▶ _Directions for this task_
With the pictures omitted, write out the entries that follow exactly as they stand.

▶ _Data shown_
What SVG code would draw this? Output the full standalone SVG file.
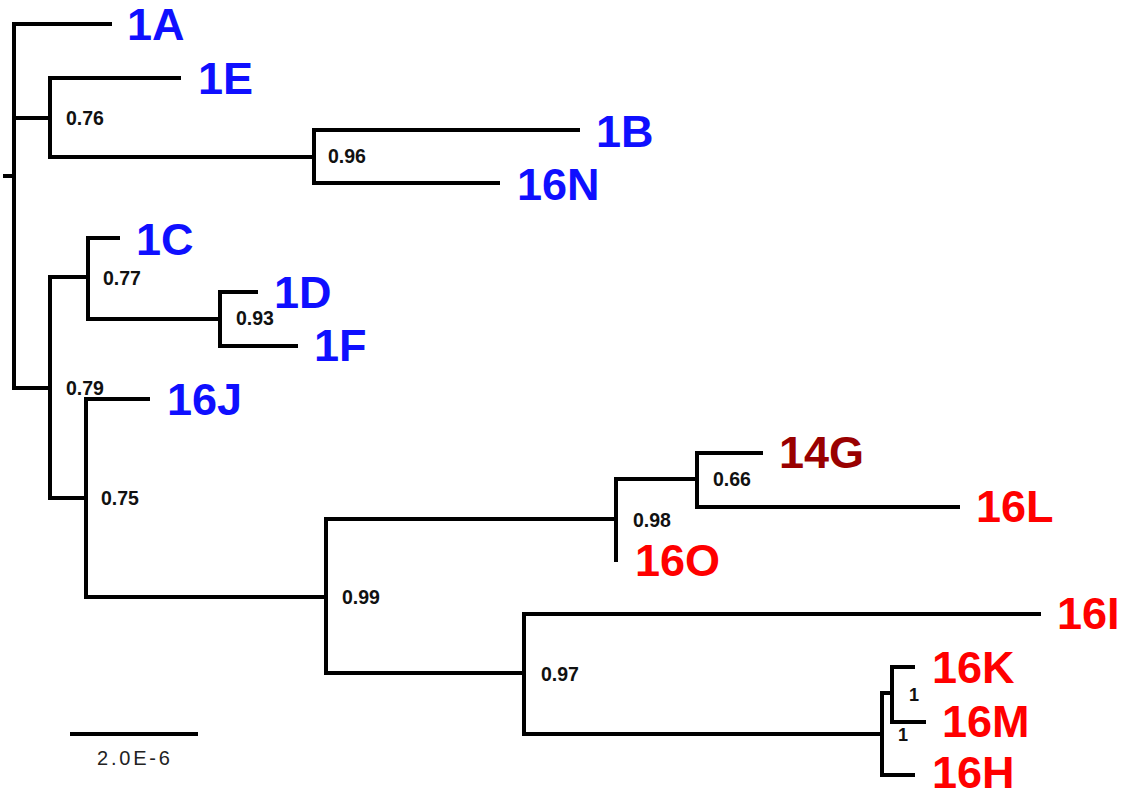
<svg xmlns="http://www.w3.org/2000/svg" width="1123" height="796" viewBox="0 0 1123 796">
<style>
.br{fill:none;stroke:#000;stroke-width:4;stroke-linejoin:miter;stroke-linecap:butt}
.tip{font-family:"Liberation Sans",Arial,sans-serif;font-weight:bold;font-size:45px}
.blue{fill:#0f0fff}
.red{fill:#ff0000}
.dred{fill:#990000}
.sup{font-family:"Liberation Sans",Arial,sans-serif;font-weight:bold;font-size:19.5px;fill:#111}
.one{font-family:"Liberation Sans",Arial,sans-serif;font-weight:bold;font-size:18px;fill:#111}
.scale{font-family:"Liberation Sans",Arial,sans-serif;font-size:20px;fill:#222;letter-spacing:2.8px}
</style>
<rect width="1123" height="796" fill="#fff"/>
<g id="connectors" class="br">
<path d="M3 176 H14"/>
<path d="M112 24 H14 V388 H50"/>
<path d="M14 118 H50"/>
<path d="M181 78 H50 V157 H314"/>
<path d="M580 130 H314 V183 H500"/>
<path d="M88 277 H50 V498 H86"/>
<path d="M120 238 H88 V319 H220"/>
<path d="M258 292 H220 V346 H298"/>
<path d="M150 399 H86 V597 H326"/>
<path d="M616 519 H326 V673 H524"/>
<path d="M697 479 H616 V562"/>
<path d="M763 453 H697 V507 H960"/>
<path d="M1041 614 H524 V734 H882"/>
<path d="M892 693 H882 V775 H915"/>
<path d="M915 667 H892 V722 H926"/>
</g>
<g id="tip-1A"><text class="tip blue" x="127" y="40">1A</text></g>
<g id="tip-1E"><text class="tip blue" x="198" y="94">1E</text></g>
<g id="tip-1B"><text class="tip blue" x="596" y="147">1B</text></g>
<g id="tip-16N"><text class="tip blue" x="517" y="200">16N</text></g>
<g id="tip-1C"><text class="tip blue" x="136" y="255">1C</text></g>
<g id="tip-1D"><text class="tip blue" x="274" y="308">1D</text></g>
<g id="tip-1F"><text class="tip blue" x="314" y="361">1F</text></g>
<g id="tip-16J"><text class="tip blue" x="167" y="415">16J</text></g>
<g id="tip-14G"><text class="tip dred" x="779" y="468">14G</text></g>
<g id="tip-16L"><text class="tip red" x="976" y="522">16L</text></g>
<g id="tip-16O"><text class="tip red" x="635" y="576">16O</text></g>
<g id="tip-16I"><text class="tip red" x="1057" y="629">16I</text></g>
<g id="tip-16K"><text class="tip red" x="932" y="683">16K</text></g>
<g id="tip-16M"><text class="tip red" x="942" y="737">16M</text></g>
<g id="tip-16H"><text class="tip red" x="932" y="788">16H</text></g>
<g id="node-076"><text class="sup" x="66" y="125">0.76</text></g>
<g id="node-096"><text class="sup" x="328" y="163">0.96</text></g>
<g id="node-077"><text class="sup" x="103" y="285">0.77</text></g>
<g id="node-093"><text class="sup" x="236" y="325">0.93</text></g>
<g id="node-079"><text class="sup" x="66" y="395">0.79</text></g>
<g id="node-075"><text class="sup" x="101" y="505">0.75</text></g>
<g id="node-099"><text class="sup" x="342" y="604">0.99</text></g>
<g id="node-066"><text class="sup" x="713" y="486">0.66</text></g>
<g id="node-098"><text class="sup" x="633" y="527">0.98</text></g>
<g id="node-097"><text class="sup" x="541" y="681">0.97</text></g>
<g id="node-1a"><text class="one" x="909" y="701">1</text></g>
<g id="node-1b"><text class="one" x="898" y="741">1</text></g>
<g id="scalebar">
<path class="br" d="M70 734 H198"/>
<text class="scale" x="97" y="765">2.0E-6</text>
</g>
</svg>
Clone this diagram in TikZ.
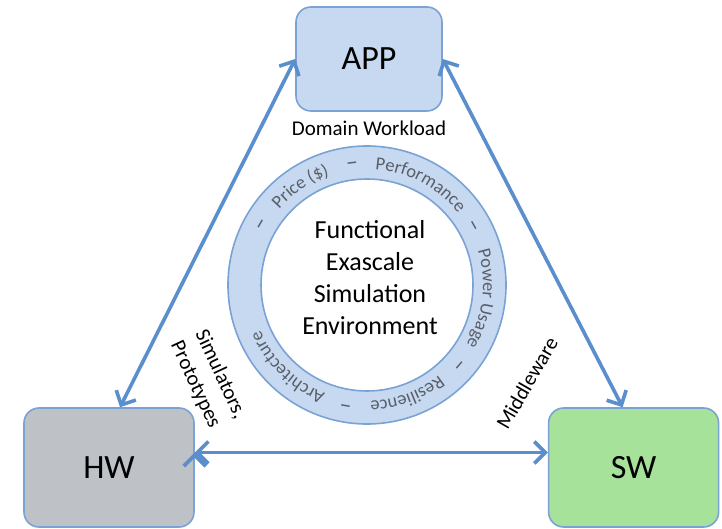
\documentclass[tikz,border=0pt]{standalone}
\usepackage{fontspec}
\setmainfont{Carlito}
\usetikzlibrary{arrows.meta, positioning, decorations.text}

\definecolor{linkblue}{RGB}{91,142,204}
\definecolor{edgeblue}{RGB}{122,162,212}
\definecolor{appfill}{RGB}{198,217,241}
\definecolor{hwfill}{RGB}{190,194,199}
\definecolor{swfill}{RGB}{166,226,154}
\definecolor{ringgray}{RGB}{90,94,104}

\newcommand{\ringfont}{\fontsize{9.2}{10}\selectfont}

\begin{document}
\begin{tikzpicture}[x=0.5pt, y=-0.5pt]
	\tikzset{box/.style={draw=edgeblue, thick, rounded corners=7.5pt, font=\fontsize{17}{20}\selectfont},
		link/.style={<->, >={Straight Barb[length=5.5pt, width=11pt]}, draw=linkblue, line width=1.8pt},
		note/.style={font=\fontsize{10.5}{13.5}\selectfont},
		ringline/.style={draw=edgeblue, thick},
		ringword/.style={decorate, decoration={text along path, text align=center, text color=ringgray, text={|\ringfont|#1}}}}

	\useasboundingbox (0,0) rectangle (722,529);

	\node[box, fill=appfill, minimum width=73pt, minimum height=52pt] (app) at (369,59) {APP};
	\node[box, fill=hwfill, minimum width=85pt, minimum height=59.5pt] (hw) at (109,467.5) {HW};
	\node[box, fill=swfill, minimum width=85pt, minimum height=59.5pt, right=176.5pt of hw] (sw) {SW};

	\node[note, below=1pt of app] (workload) {Domain Workload};
	\node[note, rotate=-65, align=left] (tools) at (208,380) {Simulators,\\Prototypes};
	\node[note, rotate=60] (middleware) at (527,383) {Middleware};

	% ring of goals
	\coordinate (ring) at (367,285);
	\draw[ringline, fill=appfill] (ring) circle[radius=69.5pt];
	\draw[ringline, fill=white] (ring) circle[radius=53pt];
	\path[ringword={Price ({\$})}] (ring) ++(164:58pt) arc[start angle=164, end angle=84, radius=58pt];
	\path[ringword=Performance] (ring) ++(102:58pt) arc[start angle=102, end angle=22, radius=58pt];
	\path[ringword={Power Usage}] (ring) ++(33:58pt) arc[start angle=33, end angle=-47, radius=58pt];
	\path[ringword=Resilience] (ring) ++(-30:58pt) arc[start angle=-30, end angle=-110, radius=58pt];
	\path[ringword=Architecture] (ring) ++(-94:58pt) arc[start angle=-94, end angle=-174, radius=58pt];
	\foreach \ang [count=\i] in {150,97,29,-41,-100}
		\node[text=ringgray, font=\fontsize{12}{12}\selectfont, rotate=\ang-90] (dash\i) at ([shift={(\ang:60pt)}]ring) {–};

	\node[align=center, font=\fontsize{13}{16}\selectfont] (fese) at (370,278) {Functional\\Exascale\\Simulation\\Environment};

	\draw[link]
		(app.west) edge ([xshift=5.5pt]hw.north)
		(app.east) edge ([xshift=-5.5pt]sw.north)
		([yshift=7.5pt]hw.east) edge ([yshift=7.5pt]sw.west);
\end{tikzpicture}
\end{document}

▶ _Problem solution_
What SVG code would draw this? Output the full standalone SVG file.
<svg xmlns="http://www.w3.org/2000/svg" width="1123" height="796" viewBox="0 0 1123 796">
<style>
.br{fill:none;stroke:#000;stroke-width:4;stroke-linejoin:miter;stroke-linecap:butt}
.tip{font-family:"Liberation Sans",Arial,sans-serif;font-weight:bold;font-size:45px}
.blue{fill:#0f0fff}
.red{fill:#ff0000}
.dred{fill:#990000}
.sup{font-family:"Liberation Sans",Arial,sans-serif;font-weight:bold;font-size:19.5px;fill:#111}
.one{font-family:"Liberation Sans",Arial,sans-serif;font-weight:bold;font-size:18px;fill:#111}
.scale{font-family:"Liberation Sans",Arial,sans-serif;font-size:20px;fill:#222;letter-spacing:2.8px}
</style>
<rect width="1123" height="796" fill="#fff"/>
<g id="connectors" class="br">
<path d="M3 176 H14"/>
<path d="M112 24 H14 V388 H50"/>
<path d="M14 118 H50"/>
<path d="M181 78 H50 V157 H314"/>
<path d="M580 130 H314 V183 H500"/>
<path d="M88 277 H50 V498 H86"/>
<path d="M120 238 H88 V319 H220"/>
<path d="M258 292 H220 V346 H298"/>
<path d="M150 399 H86 V597 H326"/>
<path d="M616 519 H326 V673 H524"/>
<path d="M697 479 H616 V562"/>
<path d="M763 453 H697 V507 H960"/>
<path d="M1041 614 H524 V734 H882"/>
<path d="M892 693 H882 V775 H915"/>
<path d="M915 667 H892 V722 H926"/>
</g>
<g id="tip-1A"><text class="tip blue" x="127" y="40">1A</text></g>
<g id="tip-1E"><text class="tip blue" x="198" y="94">1E</text></g>
<g id="tip-1B"><text class="tip blue" x="596" y="147">1B</text></g>
<g id="tip-16N"><text class="tip blue" x="517" y="200">16N</text></g>
<g id="tip-1C"><text class="tip blue" x="136" y="255">1C</text></g>
<g id="tip-1D"><text class="tip blue" x="274" y="308">1D</text></g>
<g id="tip-1F"><text class="tip blue" x="314" y="361">1F</text></g>
<g id="tip-16J"><text class="tip blue" x="167" y="415">16J</text></g>
<g id="tip-14G"><text class="tip dred" x="779" y="468">14G</text></g>
<g id="tip-16L"><text class="tip red" x="976" y="522">16L</text></g>
<g id="tip-16O"><text class="tip red" x="635" y="576">16O</text></g>
<g id="tip-16I"><text class="tip red" x="1057" y="629">16I</text></g>
<g id="tip-16K"><text class="tip red" x="932" y="683">16K</text></g>
<g id="tip-16M"><text class="tip red" x="942" y="737">16M</text></g>
<g id="tip-16H"><text class="tip red" x="932" y="788">16H</text></g>
<g id="node-076"><text class="sup" x="66" y="125">0.76</text></g>
<g id="node-096"><text class="sup" x="328" y="163">0.96</text></g>
<g id="node-077"><text class="sup" x="103" y="285">0.77</text></g>
<g id="node-093"><text class="sup" x="236" y="325">0.93</text></g>
<g id="node-079"><text class="sup" x="66" y="395">0.79</text></g>
<g id="node-075"><text class="sup" x="101" y="505">0.75</text></g>
<g id="node-099"><text class="sup" x="342" y="604">0.99</text></g>
<g id="node-066"><text class="sup" x="713" y="486">0.66</text></g>
<g id="node-098"><text class="sup" x="633" y="527">0.98</text></g>
<g id="node-097"><text class="sup" x="541" y="681">0.97</text></g>
<g id="node-1a"><text class="one" x="909" y="701">1</text></g>
<g id="node-1b"><text class="one" x="898" y="741">1</text></g>
<g id="scalebar">
<path class="br" d="M70 734 H198"/>
<text class="scale" x="97" y="765">2.0E-6</text>
</g>
</svg>
Clone this diagram in TikZ.
\documentclass[tikz,border=0pt]{standalone}
\usepackage{fontspec}
\setmainfont{Carlito}
\usetikzlibrary{arrows.meta, positioning, decorations.text}

\definecolor{linkblue}{RGB}{91,142,204}
\definecolor{edgeblue}{RGB}{122,162,212}
\definecolor{appfill}{RGB}{198,217,241}
\definecolor{hwfill}{RGB}{190,194,199}
\definecolor{swfill}{RGB}{166,226,154}
\definecolor{ringgray}{RGB}{90,94,104}

\newcommand{\ringfont}{\fontsize{9.2}{10}\selectfont}

\begin{document}
\begin{tikzpicture}[x=0.5pt, y=-0.5pt]
	\tikzset{box/.style={draw=edgeblue, thick, rounded corners=7.5pt, font=\fontsize{17}{20}\selectfont},
		link/.style={<->, >={Straight Barb[length=5.5pt, width=11pt]}, draw=linkblue, line width=1.8pt},
		note/.style={font=\fontsize{10.5}{13.5}\selectfont},
		ringline/.style={draw=edgeblue, thick},
		ringword/.style={decorate, decoration={text along path, text align=center, text color=ringgray, text={|\ringfont|#1}}}}

	\useasboundingbox (0,0) rectangle (722,529);

	\node[box, fill=appfill, minimum width=73pt, minimum height=52pt] (app) at (369,59) {APP};
	\node[box, fill=hwfill, minimum width=85pt, minimum height=59.5pt] (hw) at (109,467.5) {HW};
	\node[box, fill=swfill, minimum width=85pt, minimum height=59.5pt, right=176.5pt of hw] (sw) {SW};

	\node[note, below=1pt of app] (workload) {Domain Workload};
	\node[note, rotate=-65, align=left] (tools) at (208,380) {Simulators,\\Prototypes};
	\node[note, rotate=60] (middleware) at (527,383) {Middleware};

	% ring of goals
	\coordinate (ring) at (367,285);
	\draw[ringline, fill=appfill] (ring) circle[radius=69.5pt];
	\draw[ringline, fill=white] (ring) circle[radius=53pt];
	\path[ringword={Price ({\$})}] (ring) ++(164:58pt) arc[start angle=164, end angle=84, radius=58pt];
	\path[ringword=Performance] (ring) ++(102:58pt) arc[start angle=102, end angle=22, radius=58pt];
	\path[ringword={Power Usage}] (ring) ++(33:58pt) arc[start angle=33, end angle=-47, radius=58pt];
	\path[ringword=Resilience] (ring) ++(-30:58pt) arc[start angle=-30, end angle=-110, radius=58pt];
	\path[ringword=Architecture] (ring) ++(-94:58pt) arc[start angle=-94, end angle=-174, radius=58pt];
	\foreach \ang [count=\i] in {150,97,29,-41,-100}
		\node[text=ringgray, font=\fontsize{12}{12}\selectfont, rotate=\ang-90] (dash\i) at ([shift={(\ang:60pt)}]ring) {–};

	\node[align=center, font=\fontsize{13}{16}\selectfont] (fese) at (370,278) {Functional\\Exascale\\Simulation\\Environment};

	\draw[link]
		(app.west) edge ([xshift=5.5pt]hw.north)
		(app.east) edge ([xshift=-5.5pt]sw.north)
		([yshift=7.5pt]hw.east) edge ([yshift=7.5pt]sw.west);
\end{tikzpicture}
\end{document}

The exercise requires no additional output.